Having campus police serve as FBI agents abrogates the universities’ longstanding privilege to police themselves and sets a dangerous precedent. A spokesperson from FBI headquarters said, “The purpose of having law enforcement agencies on college campuses is because of infrastructure and research facilities associated with the colleges.”

Besides the National Guard and FBI activities against opponents of the war, a different kind of federal response happened to the family of Marine Cpl. Jorge Gonzalez, who died in Iraq in 2003. After his mother, Rosa Gonzalez, protested against the war, a man she considers her brother, a nearly twenty-year US resident who owned property here, was deported to Mexico. “I think there is a connection,” she said. “I don’t protest anymore. I’m scared.”

“Back in the late 1960s and early ’70s there were institutional checks and balances on the scope of investigations,” said Pyle, the former investigator. “Now with the JTTFs’ and military’s swapping and fusion centers, a vast amount of undigested information is produced that is freely circulated.” He adds, “If the old pattern follows, intelligence work will turn into covert operations that will involve all agencies.”
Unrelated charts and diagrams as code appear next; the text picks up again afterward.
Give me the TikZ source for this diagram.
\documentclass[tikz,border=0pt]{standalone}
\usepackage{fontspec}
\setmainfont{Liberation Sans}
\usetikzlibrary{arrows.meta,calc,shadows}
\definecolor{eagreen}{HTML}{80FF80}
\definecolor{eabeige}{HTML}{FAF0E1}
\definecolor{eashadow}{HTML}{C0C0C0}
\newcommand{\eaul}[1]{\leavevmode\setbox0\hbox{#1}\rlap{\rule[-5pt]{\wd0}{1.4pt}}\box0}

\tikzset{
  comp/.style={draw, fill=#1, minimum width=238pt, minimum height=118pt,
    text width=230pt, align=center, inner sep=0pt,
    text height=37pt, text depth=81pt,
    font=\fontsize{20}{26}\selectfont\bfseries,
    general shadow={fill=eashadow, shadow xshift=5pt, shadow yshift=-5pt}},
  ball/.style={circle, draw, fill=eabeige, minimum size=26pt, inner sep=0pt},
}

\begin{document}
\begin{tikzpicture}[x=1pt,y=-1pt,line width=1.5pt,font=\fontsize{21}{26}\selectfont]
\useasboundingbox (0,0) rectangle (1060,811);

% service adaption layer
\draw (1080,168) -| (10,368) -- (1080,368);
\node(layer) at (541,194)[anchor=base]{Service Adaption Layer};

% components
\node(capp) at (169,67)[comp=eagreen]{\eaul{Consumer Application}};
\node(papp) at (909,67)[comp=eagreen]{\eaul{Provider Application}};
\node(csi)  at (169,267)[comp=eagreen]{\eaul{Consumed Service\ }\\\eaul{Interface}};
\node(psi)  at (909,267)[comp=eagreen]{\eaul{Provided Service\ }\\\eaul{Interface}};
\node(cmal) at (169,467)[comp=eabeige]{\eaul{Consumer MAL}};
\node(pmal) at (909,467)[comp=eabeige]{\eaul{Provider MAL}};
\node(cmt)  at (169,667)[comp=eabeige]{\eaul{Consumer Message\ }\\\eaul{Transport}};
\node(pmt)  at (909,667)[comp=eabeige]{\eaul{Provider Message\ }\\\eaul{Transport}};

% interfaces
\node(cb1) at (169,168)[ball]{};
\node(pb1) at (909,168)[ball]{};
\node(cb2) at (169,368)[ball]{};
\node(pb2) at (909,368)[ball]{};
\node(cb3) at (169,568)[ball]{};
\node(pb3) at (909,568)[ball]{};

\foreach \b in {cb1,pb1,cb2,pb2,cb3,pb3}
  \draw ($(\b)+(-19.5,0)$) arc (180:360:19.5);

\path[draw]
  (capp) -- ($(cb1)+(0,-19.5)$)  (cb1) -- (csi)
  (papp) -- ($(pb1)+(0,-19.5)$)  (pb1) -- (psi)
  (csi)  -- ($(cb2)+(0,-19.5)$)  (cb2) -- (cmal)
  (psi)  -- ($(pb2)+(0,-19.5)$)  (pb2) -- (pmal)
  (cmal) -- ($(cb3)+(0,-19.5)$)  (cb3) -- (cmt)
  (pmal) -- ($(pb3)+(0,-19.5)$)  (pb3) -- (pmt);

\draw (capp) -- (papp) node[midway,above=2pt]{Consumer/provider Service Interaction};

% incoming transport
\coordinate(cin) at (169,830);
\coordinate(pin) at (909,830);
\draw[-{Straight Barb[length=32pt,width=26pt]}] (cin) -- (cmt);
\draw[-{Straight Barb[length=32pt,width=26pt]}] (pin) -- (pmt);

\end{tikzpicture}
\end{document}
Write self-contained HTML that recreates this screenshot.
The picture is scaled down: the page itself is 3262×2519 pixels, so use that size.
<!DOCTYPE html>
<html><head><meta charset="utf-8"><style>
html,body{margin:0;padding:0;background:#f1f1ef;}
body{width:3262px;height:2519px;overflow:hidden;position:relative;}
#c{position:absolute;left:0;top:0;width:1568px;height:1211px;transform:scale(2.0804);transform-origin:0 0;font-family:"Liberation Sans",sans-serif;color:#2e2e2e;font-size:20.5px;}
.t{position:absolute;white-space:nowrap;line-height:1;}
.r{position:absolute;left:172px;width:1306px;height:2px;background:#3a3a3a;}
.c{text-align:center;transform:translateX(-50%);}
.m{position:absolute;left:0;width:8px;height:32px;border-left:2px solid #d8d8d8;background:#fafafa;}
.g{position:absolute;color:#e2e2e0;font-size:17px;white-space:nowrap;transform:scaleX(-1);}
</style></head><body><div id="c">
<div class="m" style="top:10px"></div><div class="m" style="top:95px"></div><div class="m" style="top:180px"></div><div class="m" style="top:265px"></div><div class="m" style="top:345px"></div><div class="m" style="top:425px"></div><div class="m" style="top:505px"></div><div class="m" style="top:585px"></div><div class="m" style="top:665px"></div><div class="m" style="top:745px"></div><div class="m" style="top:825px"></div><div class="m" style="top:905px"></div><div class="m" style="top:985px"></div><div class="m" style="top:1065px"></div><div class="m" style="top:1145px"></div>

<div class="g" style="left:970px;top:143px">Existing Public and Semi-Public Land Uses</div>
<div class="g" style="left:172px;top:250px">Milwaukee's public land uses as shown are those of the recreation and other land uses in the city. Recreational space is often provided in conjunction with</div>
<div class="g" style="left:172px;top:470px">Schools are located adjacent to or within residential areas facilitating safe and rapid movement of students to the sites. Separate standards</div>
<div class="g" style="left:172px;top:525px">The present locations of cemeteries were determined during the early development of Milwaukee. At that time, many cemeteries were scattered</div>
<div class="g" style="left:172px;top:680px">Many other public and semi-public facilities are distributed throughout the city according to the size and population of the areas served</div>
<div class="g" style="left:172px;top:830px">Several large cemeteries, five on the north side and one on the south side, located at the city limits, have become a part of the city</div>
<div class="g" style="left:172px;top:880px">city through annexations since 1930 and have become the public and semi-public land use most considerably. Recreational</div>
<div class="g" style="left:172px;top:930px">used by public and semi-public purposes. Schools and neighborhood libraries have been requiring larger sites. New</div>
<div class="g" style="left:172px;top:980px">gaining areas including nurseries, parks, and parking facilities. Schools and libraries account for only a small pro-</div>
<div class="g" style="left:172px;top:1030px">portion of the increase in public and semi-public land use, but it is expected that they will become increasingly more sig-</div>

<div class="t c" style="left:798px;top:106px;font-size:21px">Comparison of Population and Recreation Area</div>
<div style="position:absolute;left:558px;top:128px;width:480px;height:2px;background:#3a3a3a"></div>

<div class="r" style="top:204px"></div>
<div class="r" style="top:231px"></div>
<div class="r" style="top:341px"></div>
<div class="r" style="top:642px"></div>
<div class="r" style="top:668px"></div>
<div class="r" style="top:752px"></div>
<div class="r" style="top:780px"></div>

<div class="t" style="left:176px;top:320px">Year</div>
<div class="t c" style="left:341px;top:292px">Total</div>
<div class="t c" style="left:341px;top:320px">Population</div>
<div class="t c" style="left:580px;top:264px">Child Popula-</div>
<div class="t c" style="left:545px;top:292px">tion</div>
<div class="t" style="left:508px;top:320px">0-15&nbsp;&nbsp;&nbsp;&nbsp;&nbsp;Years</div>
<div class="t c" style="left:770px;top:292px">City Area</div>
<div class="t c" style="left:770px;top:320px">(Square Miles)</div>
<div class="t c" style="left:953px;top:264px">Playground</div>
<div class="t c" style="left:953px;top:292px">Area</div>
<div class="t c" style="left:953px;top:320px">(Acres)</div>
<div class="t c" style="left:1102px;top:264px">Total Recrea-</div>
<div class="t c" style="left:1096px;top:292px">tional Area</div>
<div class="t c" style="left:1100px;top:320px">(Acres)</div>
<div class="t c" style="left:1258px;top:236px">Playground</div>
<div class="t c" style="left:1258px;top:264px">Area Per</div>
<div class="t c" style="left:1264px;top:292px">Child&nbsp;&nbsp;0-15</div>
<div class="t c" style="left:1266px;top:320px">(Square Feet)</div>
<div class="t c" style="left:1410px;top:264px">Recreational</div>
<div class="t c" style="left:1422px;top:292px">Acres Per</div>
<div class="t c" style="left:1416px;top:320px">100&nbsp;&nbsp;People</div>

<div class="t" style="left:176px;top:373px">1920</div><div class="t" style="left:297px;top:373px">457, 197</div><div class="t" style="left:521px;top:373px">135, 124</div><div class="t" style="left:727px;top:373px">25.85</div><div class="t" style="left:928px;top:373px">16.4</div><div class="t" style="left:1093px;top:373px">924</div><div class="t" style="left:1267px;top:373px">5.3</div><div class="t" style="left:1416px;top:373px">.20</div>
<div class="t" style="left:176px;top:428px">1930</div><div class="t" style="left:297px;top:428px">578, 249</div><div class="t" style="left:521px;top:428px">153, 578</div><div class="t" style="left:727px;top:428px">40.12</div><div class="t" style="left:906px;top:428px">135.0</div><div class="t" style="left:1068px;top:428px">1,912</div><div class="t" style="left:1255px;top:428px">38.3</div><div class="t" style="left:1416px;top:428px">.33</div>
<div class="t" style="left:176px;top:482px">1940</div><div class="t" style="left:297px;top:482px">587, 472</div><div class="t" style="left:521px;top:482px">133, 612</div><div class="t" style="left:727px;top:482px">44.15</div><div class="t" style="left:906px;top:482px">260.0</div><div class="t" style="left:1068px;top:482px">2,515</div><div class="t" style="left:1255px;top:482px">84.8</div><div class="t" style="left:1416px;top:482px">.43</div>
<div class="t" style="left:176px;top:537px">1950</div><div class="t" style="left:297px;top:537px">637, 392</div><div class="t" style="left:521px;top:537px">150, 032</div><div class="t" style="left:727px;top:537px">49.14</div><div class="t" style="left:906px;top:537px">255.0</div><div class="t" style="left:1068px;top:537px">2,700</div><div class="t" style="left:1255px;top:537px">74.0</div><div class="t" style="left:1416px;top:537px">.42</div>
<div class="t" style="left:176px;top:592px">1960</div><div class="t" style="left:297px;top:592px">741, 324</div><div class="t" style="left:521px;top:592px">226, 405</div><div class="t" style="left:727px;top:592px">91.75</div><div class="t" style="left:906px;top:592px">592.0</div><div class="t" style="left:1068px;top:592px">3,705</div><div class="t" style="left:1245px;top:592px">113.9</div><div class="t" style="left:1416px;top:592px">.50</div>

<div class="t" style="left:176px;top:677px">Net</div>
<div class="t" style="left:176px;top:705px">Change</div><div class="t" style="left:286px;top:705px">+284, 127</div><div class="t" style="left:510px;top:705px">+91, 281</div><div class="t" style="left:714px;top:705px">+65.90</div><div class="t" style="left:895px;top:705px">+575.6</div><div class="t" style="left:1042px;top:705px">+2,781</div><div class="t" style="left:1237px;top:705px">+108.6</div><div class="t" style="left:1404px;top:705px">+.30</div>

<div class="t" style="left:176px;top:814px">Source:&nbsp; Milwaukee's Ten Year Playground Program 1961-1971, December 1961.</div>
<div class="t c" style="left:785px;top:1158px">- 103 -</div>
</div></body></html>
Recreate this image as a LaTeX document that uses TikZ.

“Unfortunately, there is little doubt that the Bush Administration has misappropriated the awesome power of the Justice Department to monitor and quash lawful critics of the war in Iraq,” said Congressman John Conyers Jr., ranking Democrat on the House Judiciary Committee. He adds, “With the near total lack of Congressional Republican oversight of this Administration’s conduct after September 11, we must turn to the courts. I support the ACLU’s lawsuit.”

The protection of American citizens from unwarranted surveillance and spying now squarely rests with independent groups like the ACLU, the Bill of Rights Defense Committee and the Center for Constitutional Rights.